Les efforts de Daniel de Foë ne furent pas stériles. Peu de temps avant la mort du roi Guillaume, un accès de raison et de bon sens parut s’emparer du peuple anglais mais cela ne dura pas long-temps. Bientôt le parlement devint plus hostile que jamais, ne traitant le roi qu’avec mépris, refusant les subsides, et armant d’épines cette couronne royale que Guillaume tenait de lui. Un Jour, seize hommes bien vêtus entrèrent dans la salle des séances où siégeaient les membres des communes ; c’était le 14 mai 1701 ; les seize gentilshommes ouvrirent leurs rangs. Au milieu d’eux se trouvait un homme grave qui présenta une pétition au speaker, ou président ; leurs rangs se refermèrent, et la procession des seize gentilshommes sortit paisiblement de Saint-Étienne ; Cette pétition était signée Légion ; l’homme qui l’avait présentée était de Foë. Les gentilshommes qui l’avaient escorté étaient ses amis, qui, sachant le péril auquel il s’exposait, avaient caché des poignards et des pistolets sous leurs vêtements, prêts à le défendre. La pétition demandait au parlement de s’occuper enfin des intérêts du peuple ; de ne pas abreuver de chagrin le roi choisi par les Protestants, de lui accorder les subsides dont il avait besoin, et de ne pas le laisser sans armée et sans marine au moment où Louis XIV, devenu maître de l’Espagne, menaçait le Protestantisme d’une destruction complète. Présenter cette pétition, c’était braver la mort. Cinq gentilshommes du comté de Kent, qui, huit jours auparavant, en avaient présenté une beaucoup moins énergique, se trouvaient enfermés par l’ordre des communes, et attendaient leur jugement L’audace de de Foë les sauva et peut-être sauva Guillaume. L’assemblée, hostile au roi, fut effrayée de cette action si fière, si noble et en même temps si légale ; elle baissa le ton, elle ouvrit les portes de la prison aux premiers pétitionnaires, accorda les subsides, et se tut. Un historien de l’époque raconte que, trois jours après la présentation de cette pétition qui ne fut nommée désormais que la remontrance de la légion, tous les bancs de la chambre des communes se trouvèrent dégarnis.

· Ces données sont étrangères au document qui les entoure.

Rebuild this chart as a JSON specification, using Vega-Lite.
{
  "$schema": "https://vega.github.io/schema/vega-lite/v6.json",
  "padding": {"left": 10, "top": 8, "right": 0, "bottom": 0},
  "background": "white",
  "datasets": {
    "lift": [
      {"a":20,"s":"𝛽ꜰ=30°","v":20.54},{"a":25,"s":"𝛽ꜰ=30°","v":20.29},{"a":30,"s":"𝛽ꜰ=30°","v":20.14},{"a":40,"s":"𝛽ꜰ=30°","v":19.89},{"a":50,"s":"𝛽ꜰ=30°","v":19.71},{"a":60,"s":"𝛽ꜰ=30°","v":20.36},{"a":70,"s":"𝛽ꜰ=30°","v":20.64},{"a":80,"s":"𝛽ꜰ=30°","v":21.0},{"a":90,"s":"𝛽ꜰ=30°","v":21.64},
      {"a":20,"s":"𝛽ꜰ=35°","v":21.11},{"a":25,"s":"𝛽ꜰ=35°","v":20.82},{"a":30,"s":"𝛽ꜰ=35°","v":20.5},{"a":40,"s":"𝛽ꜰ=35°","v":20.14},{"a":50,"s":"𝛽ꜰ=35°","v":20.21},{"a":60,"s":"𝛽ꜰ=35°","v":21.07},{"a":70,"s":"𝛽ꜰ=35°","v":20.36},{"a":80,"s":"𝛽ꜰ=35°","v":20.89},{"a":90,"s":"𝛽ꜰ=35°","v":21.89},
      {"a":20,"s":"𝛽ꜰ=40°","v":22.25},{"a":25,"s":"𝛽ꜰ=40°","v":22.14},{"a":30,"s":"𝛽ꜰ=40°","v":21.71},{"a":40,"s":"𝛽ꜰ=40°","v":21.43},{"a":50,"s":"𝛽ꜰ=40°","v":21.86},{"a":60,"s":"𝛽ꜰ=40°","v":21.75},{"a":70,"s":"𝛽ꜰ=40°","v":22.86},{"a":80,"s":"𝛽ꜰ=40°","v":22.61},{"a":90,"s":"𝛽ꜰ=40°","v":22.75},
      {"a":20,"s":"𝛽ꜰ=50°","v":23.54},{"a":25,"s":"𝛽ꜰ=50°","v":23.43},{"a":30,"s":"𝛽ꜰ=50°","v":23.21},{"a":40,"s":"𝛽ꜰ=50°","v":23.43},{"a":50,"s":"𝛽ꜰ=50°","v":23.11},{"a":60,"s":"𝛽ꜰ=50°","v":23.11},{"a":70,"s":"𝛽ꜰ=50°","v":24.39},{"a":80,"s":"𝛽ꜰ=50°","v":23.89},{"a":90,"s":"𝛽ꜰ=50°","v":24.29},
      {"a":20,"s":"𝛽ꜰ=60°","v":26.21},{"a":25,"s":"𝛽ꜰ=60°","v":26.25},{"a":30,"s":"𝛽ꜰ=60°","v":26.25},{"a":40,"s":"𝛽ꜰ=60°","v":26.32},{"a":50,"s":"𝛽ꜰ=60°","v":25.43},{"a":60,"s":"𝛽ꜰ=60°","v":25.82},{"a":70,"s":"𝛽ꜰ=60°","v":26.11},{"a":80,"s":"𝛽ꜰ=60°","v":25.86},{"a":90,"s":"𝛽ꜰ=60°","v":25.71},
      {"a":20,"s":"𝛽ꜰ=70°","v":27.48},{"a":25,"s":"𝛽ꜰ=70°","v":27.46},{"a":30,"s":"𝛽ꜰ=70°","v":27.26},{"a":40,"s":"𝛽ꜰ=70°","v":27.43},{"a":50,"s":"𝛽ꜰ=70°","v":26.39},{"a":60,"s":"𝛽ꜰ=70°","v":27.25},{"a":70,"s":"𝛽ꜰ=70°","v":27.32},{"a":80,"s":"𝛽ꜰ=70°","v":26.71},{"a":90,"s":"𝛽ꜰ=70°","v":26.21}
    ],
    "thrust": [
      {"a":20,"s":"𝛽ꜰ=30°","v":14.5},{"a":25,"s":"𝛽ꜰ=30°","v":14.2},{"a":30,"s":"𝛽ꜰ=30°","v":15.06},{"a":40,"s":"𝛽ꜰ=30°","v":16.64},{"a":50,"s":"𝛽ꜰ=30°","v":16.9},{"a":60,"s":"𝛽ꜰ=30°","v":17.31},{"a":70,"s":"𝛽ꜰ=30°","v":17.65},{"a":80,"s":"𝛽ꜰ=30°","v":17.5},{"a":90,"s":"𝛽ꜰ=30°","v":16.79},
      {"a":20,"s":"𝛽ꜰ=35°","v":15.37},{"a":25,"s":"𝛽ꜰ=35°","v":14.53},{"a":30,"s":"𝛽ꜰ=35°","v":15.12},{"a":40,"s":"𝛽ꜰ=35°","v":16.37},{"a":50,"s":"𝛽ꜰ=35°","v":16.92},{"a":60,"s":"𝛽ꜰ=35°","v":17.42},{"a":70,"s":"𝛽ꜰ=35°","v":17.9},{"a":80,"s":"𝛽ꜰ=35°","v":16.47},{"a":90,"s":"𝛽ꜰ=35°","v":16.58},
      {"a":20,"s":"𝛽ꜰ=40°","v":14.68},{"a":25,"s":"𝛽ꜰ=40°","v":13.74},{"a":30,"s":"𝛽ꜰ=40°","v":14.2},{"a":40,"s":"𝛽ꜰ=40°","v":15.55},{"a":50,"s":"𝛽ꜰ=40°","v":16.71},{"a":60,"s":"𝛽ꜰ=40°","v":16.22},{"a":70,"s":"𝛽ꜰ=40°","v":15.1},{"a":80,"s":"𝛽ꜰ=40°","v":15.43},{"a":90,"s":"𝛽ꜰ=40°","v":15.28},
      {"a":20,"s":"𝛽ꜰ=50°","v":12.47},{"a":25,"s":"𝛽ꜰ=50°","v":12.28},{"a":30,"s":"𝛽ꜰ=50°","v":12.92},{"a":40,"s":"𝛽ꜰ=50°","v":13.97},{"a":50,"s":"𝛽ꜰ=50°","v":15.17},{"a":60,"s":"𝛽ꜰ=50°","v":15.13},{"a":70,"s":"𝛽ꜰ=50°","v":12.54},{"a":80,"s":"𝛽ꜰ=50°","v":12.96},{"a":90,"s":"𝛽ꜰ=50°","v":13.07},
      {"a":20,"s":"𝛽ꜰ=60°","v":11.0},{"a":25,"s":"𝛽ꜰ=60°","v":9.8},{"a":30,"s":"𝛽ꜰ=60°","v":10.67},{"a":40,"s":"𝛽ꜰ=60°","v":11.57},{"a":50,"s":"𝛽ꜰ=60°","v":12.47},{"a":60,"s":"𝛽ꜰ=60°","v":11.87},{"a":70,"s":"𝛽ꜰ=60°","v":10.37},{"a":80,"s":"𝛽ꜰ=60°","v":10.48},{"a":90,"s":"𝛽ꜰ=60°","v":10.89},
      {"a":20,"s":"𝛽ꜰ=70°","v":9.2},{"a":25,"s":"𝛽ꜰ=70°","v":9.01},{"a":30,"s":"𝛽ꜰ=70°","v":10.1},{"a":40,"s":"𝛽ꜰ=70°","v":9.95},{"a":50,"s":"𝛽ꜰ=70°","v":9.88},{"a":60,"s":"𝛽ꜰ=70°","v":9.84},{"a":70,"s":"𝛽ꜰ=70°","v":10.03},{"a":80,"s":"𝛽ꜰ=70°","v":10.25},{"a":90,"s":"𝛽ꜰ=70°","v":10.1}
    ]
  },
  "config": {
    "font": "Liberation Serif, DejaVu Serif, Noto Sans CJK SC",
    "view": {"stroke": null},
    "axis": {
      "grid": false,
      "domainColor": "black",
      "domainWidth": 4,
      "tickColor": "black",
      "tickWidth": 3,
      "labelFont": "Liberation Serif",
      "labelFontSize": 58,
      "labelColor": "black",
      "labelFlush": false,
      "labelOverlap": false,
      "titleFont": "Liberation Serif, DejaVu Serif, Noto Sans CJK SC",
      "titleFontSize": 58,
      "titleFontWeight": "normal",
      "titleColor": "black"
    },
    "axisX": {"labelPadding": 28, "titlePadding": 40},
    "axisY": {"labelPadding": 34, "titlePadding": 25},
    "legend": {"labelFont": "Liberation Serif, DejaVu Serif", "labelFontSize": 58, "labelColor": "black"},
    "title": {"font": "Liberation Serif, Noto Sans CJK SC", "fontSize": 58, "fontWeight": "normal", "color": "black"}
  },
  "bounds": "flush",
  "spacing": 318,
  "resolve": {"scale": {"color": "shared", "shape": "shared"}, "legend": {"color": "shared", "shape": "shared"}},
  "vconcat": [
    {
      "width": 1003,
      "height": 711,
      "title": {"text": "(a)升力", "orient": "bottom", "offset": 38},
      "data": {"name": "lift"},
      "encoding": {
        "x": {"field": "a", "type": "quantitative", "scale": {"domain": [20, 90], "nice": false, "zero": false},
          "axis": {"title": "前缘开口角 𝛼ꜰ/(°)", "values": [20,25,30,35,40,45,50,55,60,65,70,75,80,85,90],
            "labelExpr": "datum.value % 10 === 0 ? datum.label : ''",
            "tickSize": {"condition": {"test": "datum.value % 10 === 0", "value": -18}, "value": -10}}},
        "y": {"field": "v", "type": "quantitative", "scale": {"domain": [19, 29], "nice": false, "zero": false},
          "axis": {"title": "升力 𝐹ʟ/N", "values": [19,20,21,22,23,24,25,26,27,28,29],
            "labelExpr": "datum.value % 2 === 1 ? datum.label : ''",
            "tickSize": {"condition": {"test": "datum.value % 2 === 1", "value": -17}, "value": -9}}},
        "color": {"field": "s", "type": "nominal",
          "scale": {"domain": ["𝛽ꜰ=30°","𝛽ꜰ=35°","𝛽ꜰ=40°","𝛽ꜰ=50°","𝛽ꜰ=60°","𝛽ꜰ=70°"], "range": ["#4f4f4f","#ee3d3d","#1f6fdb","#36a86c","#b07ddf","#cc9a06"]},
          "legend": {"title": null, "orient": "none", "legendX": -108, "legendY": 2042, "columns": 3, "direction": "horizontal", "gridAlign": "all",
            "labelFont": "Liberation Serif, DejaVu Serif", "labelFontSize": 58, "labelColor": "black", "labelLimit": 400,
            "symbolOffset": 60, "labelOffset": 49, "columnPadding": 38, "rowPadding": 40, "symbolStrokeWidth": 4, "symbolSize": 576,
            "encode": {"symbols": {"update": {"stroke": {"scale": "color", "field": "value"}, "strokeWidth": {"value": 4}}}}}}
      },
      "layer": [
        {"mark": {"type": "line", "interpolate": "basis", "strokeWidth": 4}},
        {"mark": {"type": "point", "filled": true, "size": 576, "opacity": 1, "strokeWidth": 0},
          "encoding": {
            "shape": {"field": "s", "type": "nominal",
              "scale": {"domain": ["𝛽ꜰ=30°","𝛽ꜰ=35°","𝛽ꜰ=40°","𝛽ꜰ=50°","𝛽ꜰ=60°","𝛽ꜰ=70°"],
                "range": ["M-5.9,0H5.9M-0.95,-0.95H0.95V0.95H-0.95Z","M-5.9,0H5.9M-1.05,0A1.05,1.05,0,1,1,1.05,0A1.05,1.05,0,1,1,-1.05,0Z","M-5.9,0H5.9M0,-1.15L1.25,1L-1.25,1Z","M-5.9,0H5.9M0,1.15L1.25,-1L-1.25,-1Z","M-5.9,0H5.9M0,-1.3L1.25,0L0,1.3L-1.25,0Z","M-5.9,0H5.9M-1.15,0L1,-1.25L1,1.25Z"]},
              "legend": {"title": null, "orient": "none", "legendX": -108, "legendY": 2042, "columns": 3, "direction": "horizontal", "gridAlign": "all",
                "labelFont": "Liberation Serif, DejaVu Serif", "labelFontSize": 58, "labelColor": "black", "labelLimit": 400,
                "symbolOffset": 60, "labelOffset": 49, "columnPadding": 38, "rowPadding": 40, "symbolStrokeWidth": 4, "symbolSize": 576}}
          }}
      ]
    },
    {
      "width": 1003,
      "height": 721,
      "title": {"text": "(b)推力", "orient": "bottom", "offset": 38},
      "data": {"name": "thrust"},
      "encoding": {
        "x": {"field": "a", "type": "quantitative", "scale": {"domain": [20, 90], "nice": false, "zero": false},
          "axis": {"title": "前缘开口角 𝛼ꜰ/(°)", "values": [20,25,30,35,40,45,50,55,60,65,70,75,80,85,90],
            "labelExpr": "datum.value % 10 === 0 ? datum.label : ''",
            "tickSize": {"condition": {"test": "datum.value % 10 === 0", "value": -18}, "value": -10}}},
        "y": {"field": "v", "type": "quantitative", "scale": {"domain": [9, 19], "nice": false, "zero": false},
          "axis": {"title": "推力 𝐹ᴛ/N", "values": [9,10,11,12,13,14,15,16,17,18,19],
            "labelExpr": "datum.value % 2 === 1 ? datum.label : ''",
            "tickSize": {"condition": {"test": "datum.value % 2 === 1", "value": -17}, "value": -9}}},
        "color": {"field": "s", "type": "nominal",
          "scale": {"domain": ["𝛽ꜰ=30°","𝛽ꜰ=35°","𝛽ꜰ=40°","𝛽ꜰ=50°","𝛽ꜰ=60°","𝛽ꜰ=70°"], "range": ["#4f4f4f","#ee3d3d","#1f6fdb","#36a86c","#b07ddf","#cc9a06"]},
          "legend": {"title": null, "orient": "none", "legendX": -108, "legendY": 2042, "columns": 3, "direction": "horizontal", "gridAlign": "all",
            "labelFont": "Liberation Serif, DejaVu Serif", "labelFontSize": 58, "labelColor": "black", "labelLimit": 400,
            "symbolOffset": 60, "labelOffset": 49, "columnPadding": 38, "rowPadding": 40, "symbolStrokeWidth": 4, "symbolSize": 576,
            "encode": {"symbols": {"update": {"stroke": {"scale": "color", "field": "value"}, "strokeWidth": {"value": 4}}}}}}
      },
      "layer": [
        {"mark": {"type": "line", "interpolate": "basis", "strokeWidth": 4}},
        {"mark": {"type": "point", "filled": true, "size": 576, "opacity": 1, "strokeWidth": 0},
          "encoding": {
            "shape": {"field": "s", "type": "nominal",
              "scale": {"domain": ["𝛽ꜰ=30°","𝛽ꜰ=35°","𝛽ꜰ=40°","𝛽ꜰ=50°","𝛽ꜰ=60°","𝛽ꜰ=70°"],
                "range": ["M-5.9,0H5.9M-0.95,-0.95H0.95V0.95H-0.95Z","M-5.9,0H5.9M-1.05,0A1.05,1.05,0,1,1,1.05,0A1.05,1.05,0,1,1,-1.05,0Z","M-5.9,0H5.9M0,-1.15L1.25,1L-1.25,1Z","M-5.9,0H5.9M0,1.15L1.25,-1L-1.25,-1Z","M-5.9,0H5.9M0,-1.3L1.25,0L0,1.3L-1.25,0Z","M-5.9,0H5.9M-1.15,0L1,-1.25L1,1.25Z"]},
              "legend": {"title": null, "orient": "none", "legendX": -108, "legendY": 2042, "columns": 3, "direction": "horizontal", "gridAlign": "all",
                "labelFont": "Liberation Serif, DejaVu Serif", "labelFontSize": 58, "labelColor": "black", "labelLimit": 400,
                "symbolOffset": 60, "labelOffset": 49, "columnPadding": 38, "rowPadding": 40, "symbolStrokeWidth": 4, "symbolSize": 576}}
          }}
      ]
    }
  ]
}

Alors Guillaume appela auprès de lui son noble défenseur et, comme s’il eût bien connu le caractère de Daniel, il se contenta de lui demander des conseils, sans lui offrir de situation officielle ni lucrative. Il mourut peu de temps après, et sur sa tombe les mêmes calomnies se déchaînèrent. De Foë passa toute sa vie à défendre sa mémoire, en prose et en vers, par la satire, par le raisonnement. Jamais gratitude ne fut plus durable, plus ardente, et ne se révéla sous plus de formes différentes. On la retrouve dans touts les écrits de Daniel, dans ses romans, dans ses poèmes, dans sa Revue, vingt ans après la mort de Guillaume.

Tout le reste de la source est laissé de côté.